Case Study - US Manufacturer in China

A medium-sized US-based provider of materials and related services entered China, where it had essentially no market presence, with a world-scale plant investment.  The company believed that having excellent products and services and a huge potential market in China (as defined by the target industry size) failure was impossible.  However the company encountered a difficult environment as the market was already being served by low-end products at a price point around 1/5 that of its own products.  In addition, Chinese customers were not at all receptive to the “outsourcing” model successfully used by the company in North America, in which the materials, equipment to apply them and service were consumed in a package deal.  The Chinese preferred to purchase materials, equipment and services separately, pushing down the price of each by forcing competition among multiple suppliers.  Only one year after startup, having failed to adapt its offering, the company had only secured one stable customer for its “package” offer and was forced to write down over half its investment and layoff staff.  Where did they go wrong?

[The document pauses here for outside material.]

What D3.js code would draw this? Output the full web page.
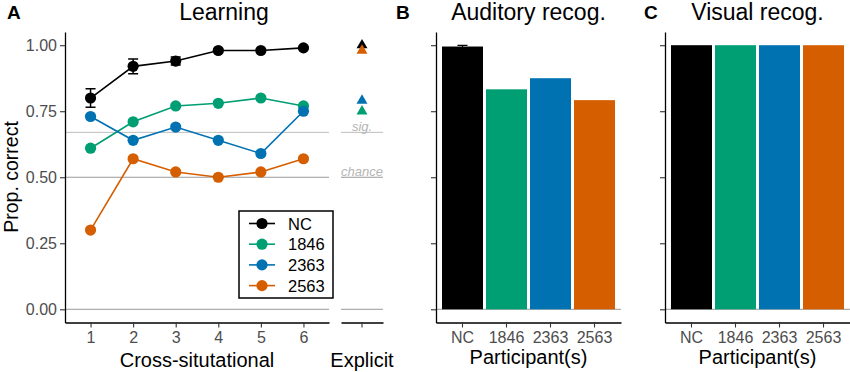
<!DOCTYPE html>
<html>
<head>
<meta charset="utf-8">
<script src="https://cdn.jsdelivr.net/npm/d3@7"></script>
<style>
  body { margin: 0; background: #fff; }
  text { font-family: "Liberation Sans", Arial, sans-serif; }
</style>
</head>
<body>
<svg id="chart" width="850" height="372"></svg>
<script>
// data
var sessions = [1, 2, 3, 4, 5, 6];
var participants = ["NC", "1846", "2363", "2563"];
var colors = ["#000000", "#009E73", "#0072B2", "#D55E00"];

var learnNC   = [0.80, 0.92, 0.94, 0.98, 0.98, 0.99];
var learnNCse = [0.035, 0.028, 0.015, 0.005, 0.005, 0.004];
var learn1846 = [0.61, 0.71, 0.77, 0.78, 0.80, 0.77];
var learn2363 = [0.73, 0.64, 0.69, 0.64, 0.59, 0.75];
var learn2563 = [0.30, 0.57, 0.52, 0.50, 0.52, 0.57];

var explicit   = [1.00, 0.75, 0.79, 0.98];   // NC, 1846, 2363, 2563
var auditory   = [0.995, 0.833, 0.875, 0.792];
var auditorySe = [0.004, 0, 0, 0];
var visual     = [1.00, 1.00, 1.00, 1.00];

var yTicks = [0, 0.25, 0.5, 0.75, 1];
var chance = 0.5, sig = 0.67;

var svg = d3.select("#chart");
svg.append("rect").attr("width", 850).attr("height", 372).attr("fill", "#fff");

var y = d3.scaleLinear().domain([-0.05, 1.05]).range([322.5, 32]);
var axisY = 322.5;

function styleAxis(g) {
    g.selectAll(".domain").attr("stroke", "#000").attr("stroke-width", 1.3);
    g.selectAll(".tick line").attr("stroke", "#333").attr("stroke-width", 1.1);
    g.selectAll(".tick text").attr("fill", "#4d4d4d").style("font-size", "16px")
        .style("font-family", "Liberation Sans, Arial, sans-serif");
}

function hline(x0, x1, v, col) {
    svg.append("line").attr("x1", x0).attr("x2", x1)
        .attr("y1", y(v)).attr("y2", y(v))
        .attr("stroke", col).attr("stroke-width", 1);
}

// ---------- panel A: learning ----------
var xA = d3.scaleLinear().domain([0.4, 6.6]).range([65, 329]);
var xE = d3.scaleBand().domain(["Explicit"]).range([341, 383]);

hline(65, 329, 0, "#9a9a9a");
hline(65, 329, chance, "#9a9a9a");
hline(65, 329, sig, "#bdbdbd");
hline(341, 383, 0, "#9a9a9a");
hline(341, 383, chance, "#9a9a9a");
hline(341, 383, sig, "#bdbdbd");

svg.append("text").attr("x", xE("Explicit") + xE.bandwidth() / 2).attr("y", y(sig) - 1)
    .attr("text-anchor", "middle").attr("fill", "#b5b5b5")
    .style("font-size", "13px").style("font-style", "italic").text("sig.");
svg.append("text").attr("x", xE("Explicit") + xE.bandwidth() / 2).attr("y", y(chance) - 1)
    .attr("text-anchor", "middle").attr("fill", "#b5b5b5")
    .style("font-size", "13px").style("font-style", "italic").text("chance");

svg.append("g").attr("transform", "translate(65,0)")
    .call(d3.axisLeft(y).tickValues(yTicks).tickFormat(d3.format(".2f")).tickSize(5).tickSizeOuter(0).tickPadding(3))
    .call(styleAxis);
svg.append("g").attr("transform", "translate(0," + axisY + ")")
    .call(d3.axisBottom(xA).tickValues(sessions).tickFormat(d3.format("d")).tickSize(5).tickSizeOuter(0).tickPadding(4))
    .call(styleAxis);
svg.append("g").attr("transform", "translate(0," + axisY + ")")
    .call(d3.axisBottom(xE).tickFormat("").tickSize(5).tickSizeOuter(0))
    .call(styleAxis);

var learnSeries = [learnNC, learn1846, learn2363, learn2563];
var line = d3.line().x(function(d, i) { return xA(sessions[i]); }).y(function(d) { return y(d); });

// error bars for NC
svg.append("g").selectAll("g").data(learnNC).enter().append("path")
    .attr("d", function(d, i) {
        var x = xA(sessions[i]), lo = y(d - learnNCse[i]), hi = y(d + learnNCse[i]);
        return "M" + (x - 5) + "," + hi + "H" + (x + 5) + "M" + x + "," + hi + "V" + lo + "M" + (x - 5) + "," + lo + "H" + (x + 5);
    })
    .attr("stroke", "#000").attr("stroke-width", 1.5).attr("fill", "none");

learnSeries.forEach(function(s, k) {
    svg.append("path").datum(s).attr("d", line)
        .attr("fill", "none").attr("stroke", colors[k]).attr("stroke-width", 1.6);
    svg.append("g").selectAll("circle").data(s).enter().append("circle")
        .attr("cx", function(d, i) { return xA(sessions[i]); })
        .attr("cy", function(d) { return y(d); })
        .attr("r", 5.6).attr("fill", colors[k]);
});

// explicit triangles
var tri = d3.symbol().type(d3.symbolTriangle).size(52);
svg.append("g").selectAll("path").data(explicit).enter().append("path")
    .attr("d", tri)
    .attr("transform", function(d) { return "translate(" + (xE("Explicit") + xE.bandwidth() / 2) + "," + y(d) + ")"; })
    .attr("fill", function(d, i) { return colors[i]; });

// legend
var lg = svg.append("g").attr("transform", "translate(239,211)");
lg.append("rect").attr("width", 94).attr("height", 87).attr("fill", "#fff")
    .attr("stroke", "#000").attr("stroke-width", 1.5);
participants.forEach(function(p, i) {
    var yy = 12.5 + i * 20.7;
    lg.append("line").attr("x1", 10).attr("x2", 36).attr("y1", yy).attr("y2", yy)
        .attr("stroke", colors[i]).attr("stroke-width", 1.6);
    lg.append("circle").attr("cx", 23).attr("cy", yy).attr("r", 5.6).attr("fill", colors[i]);
    lg.append("text").attr("x", 49).attr("y", yy + 6).style("font-size", "16.5px")
        .attr("fill", "#000").text(p);
});

// titles and labels panel A
svg.append("text").attr("x", 224).attr("y", 20).attr("text-anchor", "middle")
    .style("font-size", "23px").text("Learning");
svg.append("text").attr("x", 7).attr("y", 19).style("font-size", "19px")
    .style("font-weight", "bold").text("A");
svg.append("text").attr("transform", "translate(17.5,177) rotate(-90)").attr("text-anchor", "middle")
    .style("font-size", "19.5px").text("Prop. correct");
svg.append("text").attr("x", 197).attr("y", 367).attr("text-anchor", "middle")
    .style("font-size", "20px").text("Cross-situtational");
svg.append("text").attr("x", 362).attr("y", 367).attr("text-anchor", "middle")
    .style("font-size", "20px").text("Explicit");

// ---------- panels B and C: bar charts ----------
function barPanel(x0, values, errs, title, letter, letterX) {
    var x = d3.scaleBand().domain(participants).range([x0, x0 + 185])
        .paddingInner(0.068).paddingOuter(0.136);
    hline(x0, x0 + 185, 0, "#9a9a9a");
    svg.append("g").selectAll("rect").data(values).enter().append("rect")
        .attr("x", function(d, i) { return x(participants[i]); })
        .attr("width", x.bandwidth())
        .attr("y", function(d) { return y(d); })
        .attr("height", function(d) { return y(0) - y(d); })
        .attr("fill", function(d, i) { return colors[i]; });
    if (errs) {
        svg.append("g").selectAll("path").data(values).enter().append("path")
            .attr("d", function(d, i) {
                if (!errs[i]) return null;
                var c = x(participants[i]) + x.bandwidth() / 2, lo = y(d - errs[i]), hi = y(d + errs[i]);
                return "M" + (c - 5) + "," + hi + "H" + (c + 5) + "M" + c + "," + hi + "V" + lo + "M" + (c - 5) + "," + lo + "H" + (c + 5);
            })
            .attr("stroke", "#000").attr("stroke-width", 1.2).attr("fill", "none");
    }
    svg.append("g").attr("transform", "translate(" + x0 + ",0)")
        .call(d3.axisLeft(y).tickValues(yTicks).tickFormat("").tickSize(5).tickSizeOuter(0))
        .call(styleAxis);
    svg.append("g").attr("transform", "translate(0," + axisY + ")")
        .call(d3.axisBottom(x).tickSize(5).tickSizeOuter(0).tickPadding(4))
        .call(styleAxis);
    svg.append("text").attr("x", x0 + 92.5).attr("y", 20).attr("text-anchor", "middle")
        .style("font-size", "23px").text(title);
    svg.append("text").attr("x", letterX).attr("y", 19).style("font-size", "19px")
        .style("font-weight", "bold").text(letter);
    svg.append("text").attr("x", x0 + 92.5).attr("y", 364).attr("text-anchor", "middle")
        .style("font-size", "20px").text("Participant(s)");
}

barPanel(436, auditory, auditorySe, "Auditory recog.", "B", 396);
barPanel(665, visual, null, "Visual recog.", "C", 644);
</script>
</body>
</html>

-  No meaningful market study – success in China is never “guaranteed” on the basis of extrapolation from other markets
-  Underestimating the local competition – entrenched low-tech products from Chinese competitors were doing the job
-  Overinvested where an incremental approach might have had better chance of success
-  Did not adjust business model to reality – customers had no reason to change

VALUSHAR’s President directed this company in various areas including revising its business model, developing new products in line with market needs and seeking new partnerships, helping it to turn around a major loss to near-breakeven in one year.